Nem a Arquidiocese escapa. O caso do monsenhor flagrado com uma mala de euros expõe novamente a contabilidade paralela de algumas instituições religiosas

Um simpático senhor de 77 anos, que embarcaria no Rio de Janeiro rumo a Portugal, no domingo 5, foi detido já dentro da aeronave por agentes federais em uma operação que lembrava a prisão de tesoureiros de partidos políticos – como a do finado Paulo César Farias ou de Delúbio Soares. Aquele homem era, de fato, um tesoureiro.

Trata-se do monsenhor Abílio Ferreira da Nova (foto), padre da Arquidiocese do Rio e pároco da Igreja Nossa Senhora de Copacabana. O crime: evasão de divisas. Ele escondia o equivalente a R$ 116 mil em cédulas de euros na mala. Pela legislação brasileira, valores acima de R$ 10 mil precisam ser declarados.

O monsenhor responderá processo em liberdade, mas, se for condenado, poderá ficar três anos na prisão, sem direito a fiança. A Arquidiocese do Rio não quis comentar o episódio, mas informou que deverá afastar o religioso das finanças da igreja. Detalhe: o antecessor do padre Abílio, Edvino Steckel, foi afastado por suspeitas de irregularidades na utilização dos dízimos arrecadados.

“Meu único pecado foi não ter declarado o dinheiro”, disse o monsenhor Abílio, afirmando que a soma iria para seus parentes pobres de Portugal. É crime tentar sair do País com uma pequena fortuna de forma não oficial. A ironia é que o monsenhor foi colocado no cargo há pouco mais de um ano justamente para limpar as manchas deixadas por seu antecessor, o padre Edvino Steckel, acusado de ter gasto em torno de R$ 14 milhões em despesas não justificadas ou desnecessárias.

A Polícia Federal chegou ao religioso por meio de uma ligação anônima para o Disque-Denúncia na qual detalhes como nome completo e voo foram fornecidos. Da Nova responderá por evasão de divisas, crime com pena de dois a seis anos de prisão. Já padre Steckel, protagonista do escândalo anterior, não tem nenhuma dívida com a Justiça e está apenas afastado da diocese. Ele teria comprado um apartamento de R$ 2,2 milhões para servir de residência a dom Eusébio Scheid, no Rio, quando este se tornasse ex-arcebispo. “Uma coisa são os problemas de gestão de recursos da Igreja. Outra, é um padre viajando com dinheiro que, até prova em contrário, era dele”, afirma o teólogo Névio Fiorin, da ONG Iser Assessoria.

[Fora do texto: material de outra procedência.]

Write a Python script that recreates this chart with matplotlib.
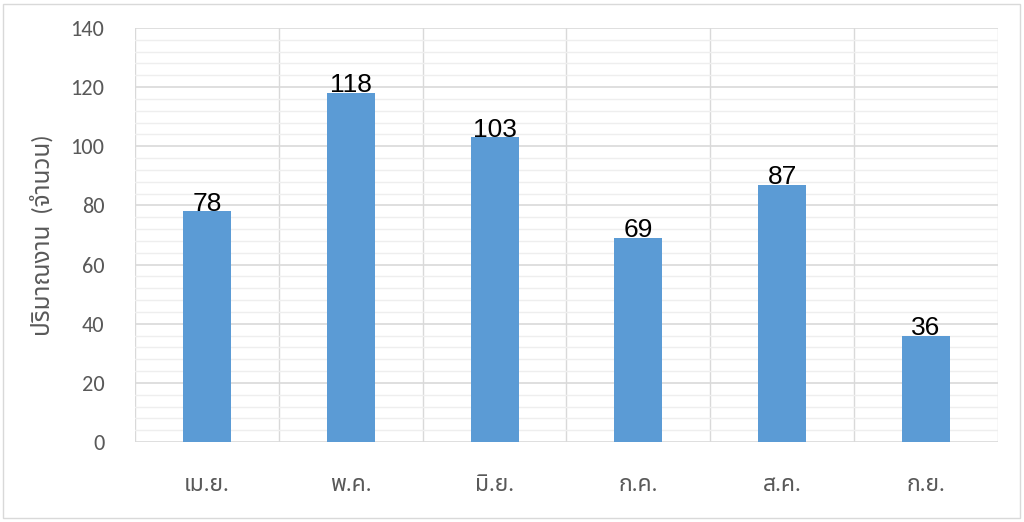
import matplotlib
matplotlib.use('Agg')
import matplotlib.pyplot as plt
from matplotlib.patches import Rectangle
from matplotlib.ticker import MultipleLocator

months = ['เม.ย.', 'พ.ค.', 'มิ.ย.', 'ก.ค.', 'ส.ค.', 'ก.ย.']
counts = [78, 118, 103, 69, 87, 36]
ylabel = 'ปริมาณงาน  (จำนวน)'

thai_fonts = ['Carlito', 'Noto Sans Thai', 'IBM Plex Sans Thai', 'Sarabun', 'DejaVu Sans']
plt.rcParams['font.family'] = thai_fonts

fig = plt.figure(figsize=(10.24, 5.22), dpi=100)
ax = fig.add_axes([135/1024, 1-442/522, (998-135)/1024, (442-28)/522])

x = list(range(len(months)))
ax.bar(x, counts, 0.333, color='#5B9BD5', zorder=3)
for xi, v in zip(x, counts):
    ax.annotate(str(v), (xi, v), xytext=(0, -3), textcoords='offset points',
                ha='center', va='bottom', fontsize=19,
                family=['Liberation Sans', 'DejaVu Sans'], color='black', zorder=4)

ax.set_xlim(-0.5, len(months) - 0.5)
ax.set_ylim(0, 140)
ax.yaxis.set_major_locator(MultipleLocator(20))
ax.yaxis.set_minor_locator(MultipleLocator(4))
ax.grid(which='major', axis='y', color='#d9d9d9', lw=1.2, zorder=0)
ax.grid(which='minor', axis='y', color='#eeeeee', lw=1, zorder=0)
for b in range(len(months) + 1):
    ax.axvline(b - 0.5, color='#d9d9d9', lw=1, zorder=1)

ax.set_xticks(x)
ax.set_xticklabels(months, fontsize=16.5, color='#595959')
ax.tick_params(axis='x', length=0, pad=24)
ax.tick_params(axis='y', which='both', length=0, labelsize=16, labelcolor='#595959', pad=22)
for s in ax.spines.values():
    s.set_visible(False)
ax.set_ylabel(ylabel, fontsize=17.5, color='#595959', labelpad=12)

fig.patches.append(Rectangle((3/1024, 4/522), 1017/1024, 514/522, transform=fig.transFigure,
                             fill=False, edgecolor='#d9d9d9', lw=1))

fig.savefig('out.png', dpi=100)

No Brasil, a fé é uma gigantesca indústria. Oficialmente, as doações declaradas pelas igrejas evangélicas e católica no Brasil somam R$ 1,7 bilhão por mês, segundo pesquisa do Instituto Análise em 70 cidades brasileiras. O valor é equivalente ao faturamento mensal de todas as empresas instaladas na Zona Franca de Manaus.

A cifra, evidentemente, é muito maior que isso se considerarmos que o País tem mais de 5,5 mil municípios e que grande parte dos donativos – a maioria, talvez – nunca é publicamente contabilizada. Qualquer semelhança com o caixa 2 de partidos políticos não é mera coincidência.

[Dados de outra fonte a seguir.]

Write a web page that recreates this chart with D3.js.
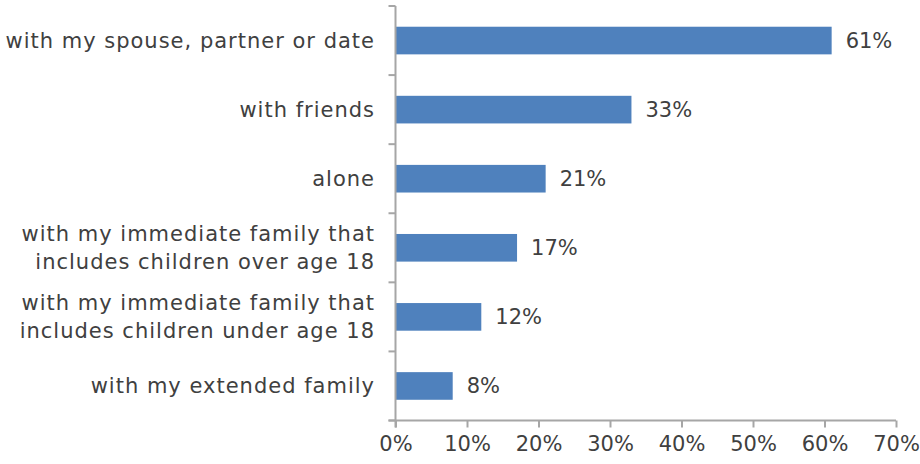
<!DOCTYPE html>
<html><head><meta charset="utf-8">
<script src="https://cdn.jsdelivr.net/npm/d3@7"></script>
<style>body{margin:0;background:#fff}svg{display:block}</style>
</head><body>
<svg id="c" width="920" height="464"></svg>
<script>
const categories = [
  ["with my spouse, partner or date"],
  ["with friends"],
  ["alone"],
  ["with my immediate family that", "includes children over age 18"],
  ["with my immediate family that", "includes children under age 18"],
  ["with my extended family"]
];
const values = [61, 33, 21, 17, 12, 8];
const valueLabels = ["61%", "33%", "21%", "17%", "12%", "8%"];
const tickValues = [0, 10, 20, 30, 40, 50, 60, 70];
const tickLabels = ["0%", "10%", "20%", "30%", "40%", "50%", "60%", "70%"];

(function () {
const svg = d3.select("#c");
const mLeft = 395.5, mRight = 896, mTop = 6, mBottom = 420.5;
const font = "'DejaVu Sans', sans-serif";
const fs = "21px";
const textColor = "#404040";
const axisColor = "#a6a6a6";

const x = d3.scaleLinear().domain([0, 70]).range([mLeft, mRight]);
const y = d3.scaleBand().domain(d3.range(categories.length)).range([mTop, mBottom]).paddingInner(0.6).paddingOuter(0.3);

// bars
svg.append("g").selectAll("rect").data(values).join("rect")
  .attr("x", x(0)).attr("y", (d, i) => y(i))
  .attr("width", d => x(d) - x(0)).attr("height", y.bandwidth())
  .attr("fill", "#4f81bd");

// y axis line and boundary ticks
const step = (mBottom - mTop) / categories.length;
const g = svg.append("g");
g.append("line").attr("x1", mLeft).attr("x2", mLeft).attr("y1", mTop).attr("y2", mBottom + 7)
  .attr("stroke", axisColor).attr("stroke-width", 2);
g.selectAll("line.yt").data(d3.range(categories.length + 1)).join("line").attr("class", "yt")
  .attr("x1", mLeft - 7).attr("x2", mLeft).attr("y1", i => mTop + i * step).attr("y2", i => mTop + i * step)
  .attr("stroke", axisColor).attr("stroke-width", 2);

// x axis
const xAxis = d3.axisBottom(x).tickValues(tickValues).tickFormat((d, i) => tickLabels[i]).tickSize(7).tickPadding(8);
const xg = svg.append("g").attr("transform", `translate(0,${mBottom})`).call(xAxis);
xg.select(".domain").attr("stroke", axisColor).attr("stroke-width", 2).attr("d", `M${mLeft - 7},0H${mRight}`);
xg.selectAll(".tick line").attr("stroke", axisColor).attr("stroke-width", 2);
xg.selectAll(".tick text").attr("fill", textColor).style("font-family", font).style("font-size", fs).attr("dy", "0.75em");

// category labels
const cl = svg.append("g").selectAll("text").data(categories).join("text")
  .attr("x", 375).attr("text-anchor", "end")
  .attr("fill", textColor).style("font-family", font).style("font-size", fs)
  .style("letter-spacing", "1px");
cl.each(function(lines, i) {
  const t = d3.select(this);
  const cy = y(i) + y.bandwidth() / 2;
  const lh = 28;
  lines.forEach((s, k) => {
    t.append("tspan").attr("x", 375)
      .attr("y", cy + (k - (lines.length - 1) / 2) * lh).attr("dy", "0.35em").text(s);
  });
});

// value labels
svg.append("g").selectAll("text").data(values).join("text")
  .attr("x", d => x(d) + 14).attr("y", (d, i) => y(i) + y.bandwidth() / 2).attr("dy", "0.35em")
  .attr("fill", textColor).style("font-family", font).style("font-size", fs)
  .text((d, i) => valueLabels[i]);
})();
</script>
</body></html>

O episódio da última semana com o monsenhor Abílio mostra que a evasão de divisas é uma prática ecumênica. Nos últimos anos, uma sequência de escândalos financeiros entre líderes religiosos abalou a imagem difundida em templos e catedrais de que a fé e corrupção trilhavam caminhos opostos.

Os casos mais recentes, e de maior destaque nos noticiários policiais, surgiram de igrejas evangélicas como a Universal do Reino de Deus, do bispo e empresário Edir Macedo – acusado de formação de quadrilha e lavagem de dinheiro –, e a Renascer em Cristo, do casal Sonia e Estevam Hernandes, presos ao tentar entrar nos Estados Unidos com dinheiro não declarado escondido dentro de Bíblias.